Pitch to be proud of at Villa
With a pitch to be proud of you might expect Villa's award-winning head groundsman Jonathan Calderwood to savour games at Villa Park.
With a pitch to be proud of you might expect Villa's award-winning head groundsman Jonathan Calderwood to savour games at Villa Park.
Yet nothing could be further from the truth. In fact, the Perton-based Northern Irishman, who has just been named Groundsmans' Groundsman of the Year, admits he positively can't stand watching the claret and blues on his prized surface – because he frets over things going wrong.
He smiled: "I love going to the away games. When Villa are at home I just don't settle. You are anxious someone might slip over, you're asking yourself 'is the pitch too wet or too dry or is it the right height'. You are on edge all the time.
"It's like anyone's job. You miss half the game, because you are looking at the pitch. It sounds quite sad! There's so much money involved, so one slip or one bad bounce can make all the difference.
"Years ago people probably accepted sub-standard pitches, a bobble was just one of those things. But now, with Sky TV, there are cameras everywhere and it's being watched worldwide.
"I have friends in the industry who work all around the world. When you get a text from the Bahamas saying they're watching and the pitch looks great it's alright but when it's bad it's a nightmare!
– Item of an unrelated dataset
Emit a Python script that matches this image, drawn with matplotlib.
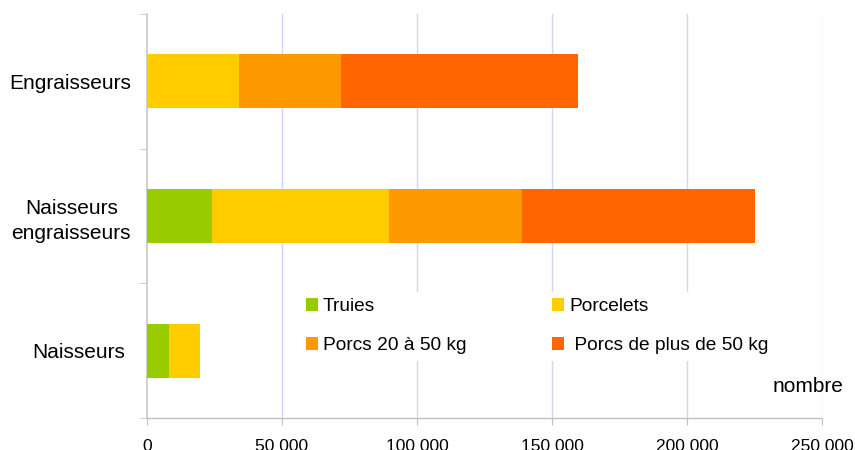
import numpy as np
import matplotlib
matplotlib.use('Agg')
import matplotlib.pyplot as plt
from matplotlib.transforms import ScaledTranslation

plt.rcParams['font.family'] = ['Liberation Sans', 'DejaVu Sans']

# Data (bottom to top)
categories = ['Naisseurs', 'Naisseurs\nengraisseurs', 'Engraisseurs']
truies = [8100, 24000, 0]
porcelets = [11400, 65500, 34000]
porcs_20_50 = [0, 49300, 37700]
porcs_plus_50 = [0, 86300, 87800]
series_names = ['Truies', 'Porcelets', 'Porcs 20 à 50 kg', ' Porcs de plus de 50 kg']
colors = ['#99CC00', '#FFCC00', '#FF9900', '#FF6600']
x_ticks = [0, 50000, 100000, 150000, 200000, 250000]
x_ticklabels = ['0', '50 000', '100 000', '150 000', '200 000', '250 000']

fig = plt.figure(figsize=(8.55, 4.5), dpi=100)
ax = fig.add_axes([147/855, 1 - 418/450, (822-147)/855, (418-14)/450])

y = np.arange(len(categories))
left = np.zeros(len(categories))
handles = []
for vals, name, col in zip([truies, porcelets, porcs_20_50, porcs_plus_50], series_names, colors):
    b = ax.barh(y, vals, left=left, height=0.4, color=col, label=name, zorder=3)
    handles.append(b)
    left = left + np.array(vals)

ax.set_xlim(0, 250000)
ax.set_ylim(-0.5, 2.5)

# axes styling
for s in ['top', 'right']:
    ax.spines[s].set_visible(False)
ax.spines['left'].set_color('#C8C8C8')
ax.spines['bottom'].set_color('#C0C0C0')
ax.spines['left'].set_linewidth(1.2)
ax.spines['bottom'].set_linewidth(1.0)

ax.set_xticks(x_ticks)
ax.set_xticklabels(x_ticklabels, fontsize=12.5)
ax.tick_params(axis='x', length=5, color='#C0C0C0', pad=10)
for xv in x_ticks[1:]:
    ax.axvline(xv, color='#D4D4FA', lw=1, zorder=1)

ax.set_yticks(y)
ax.set_yticklabels(categories, fontsize=15, multialignment='center', linespacing=1.4)
ax.tick_params(axis='y', length=0, pad=11.5)
ax.set_yticks([-0.5, 0.5, 1.5, 2.5], minor=True)
ax.tick_params(axis='y', which='minor', length=6, color='#C8C8C8')
# "Naisseurs" sits a little left of the others in the original
lab = ax.get_yticklabels()[0]
lab.set_transform(lab.get_transform() + ScaledTranslation(-6/100, 0, fig.dpi_scale_trans))

# legend filled column-wise, so reorder to get rows Truies/Porcelets, 20-50/plus 50
order = [0, 2, 1, 3]
leg = ax.legend(handles=[handles[i] for i in order], labels=[series_names[i] for i in order],
                ncol=2, loc='upper left',
                bbox_to_anchor=(300/855, 1 - 292/450), bbox_transform=fig.transFigure,
                fontsize=13.8, frameon=True, facecolor='white', edgecolor='white',
                framealpha=1, fancybox=False, borderpad=0.3, borderaxespad=0,
                handlelength=0.65, handleheight=0.65, handletextpad=0.25,
                columnspacing=4.45, labelspacing=1.15)
leg.set_zorder(4)

fig.text(843/855, 1 - 387/450, 'nombre', fontsize=15, ha='right', va='center')

fig.savefig('out.png', dpi=100)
'I never get to see their work!"
Ironically, Calderwood, hails from Ballymena, County Antrim, just 12 miles from Villa boss Martin O'Neill's hometown village of Kilrea in County Coleraine.
But his involvement with Villa dates back beyond O'Neill's reign having been plucked from Wolves by then-claret and blue chief Graham Taylor.
The Northern Irishman arrived at Villa with a glowing CV, having been the deputy groundsman at the old Wembley Stadium before perfecting the pitch at Molineux, winning the award for best surface in 2002.
He explained: "Originally I was at the old Wembley but then I was made redundant in Christmas 2000 because the stadium closed for redevelopment, so obviously had to leave.
"Wolves was the first head job that came up. It was just coincidence really. I had no allegiances to them prior to that. Head jobs in football don't come up very often.
"A lot of people stay in them for years. Sometimes the jobs that do come up aren't the best, but Wolves appealed to me so I went there. I was head groundsman there for a year and then Aston Villa were struggling a little bit with the pitch at the time.
"Graham Taylor came back for the second time as manager, he changed things around and brought me in."
Calderwood is responsible for ALL of the pitches at the Bodymoor Heath training ground and Villa Park.
And it is for the upkeep of all 13 of those surfaces that he has won his latest gong, awarded by the Institute of Groundsmanship (IOG).
He said: "There are two awards. There's a Premier League award – I came runner-up in that in the summer when Arsenal won it.
"The other one is the IOG. It's like a players' player of the year except for groundsmen. It's open to all the clubs in the league. The Premier League one is more for just the stadium pitch, this one is more personal. It's about what you do as a groundsman overall."
But it could all have been very different for the 31-year-old, who has been doing the job since he was 18. Having left his boyhood club Glentoran, he studied a Higher National Diploma in Sports Turf Management and Golf Course design at Preston University.
Calderwood had already completed a six-month placement at Wembley as part of the course and was preparing to head out to America to spend half a year at the LA Country Club in Bel Air. But then the phone rang.
He said: "The day before I was due to fly out, Wembley called and said they had lost their deputy head groundsman to FC Copenhagen and asked if I would take a full-time position.
"I love my football and, while it would have been nice to have gone out to Bel Air ,I could have come back and been struggling to get a job.
"Having Wembley on your CV has been fantastic. I haven't done an interview for a job since."
As for those flawless fields, Calderwood admits he can't take all of the credit.
He said: "Technology is improving all the time and the pitches are getting better. I wouldn't say they are easier to maintain, they are getting more complicated.
"The old pitches used to be soil-based, so it was easier to grow grass into the soil. Now they are sand-based pitches. The pitch at Villa Park is 99.9 per cent sand.
"Trying to grow grass on sand should be impossible but with the techniques that we've got – fertilisers, ultra-violet lights – we can make it happen."
O'Neill is well known for running Villa from top to bottom – and that goes for the pitch too.
Calderwood said: "Martin does tell me what to do with it but we know what he wants now. We don't change it for any specific games.
"He likes it short and quite wet and tries to promote fast, quick football and that's what we aim for."
And is the grass greener since swapping Molineux for Villa Park?
He said: "I support Villa now but I've still got a soft spot for Wolves. It's the first result I look out for – after Villa's!"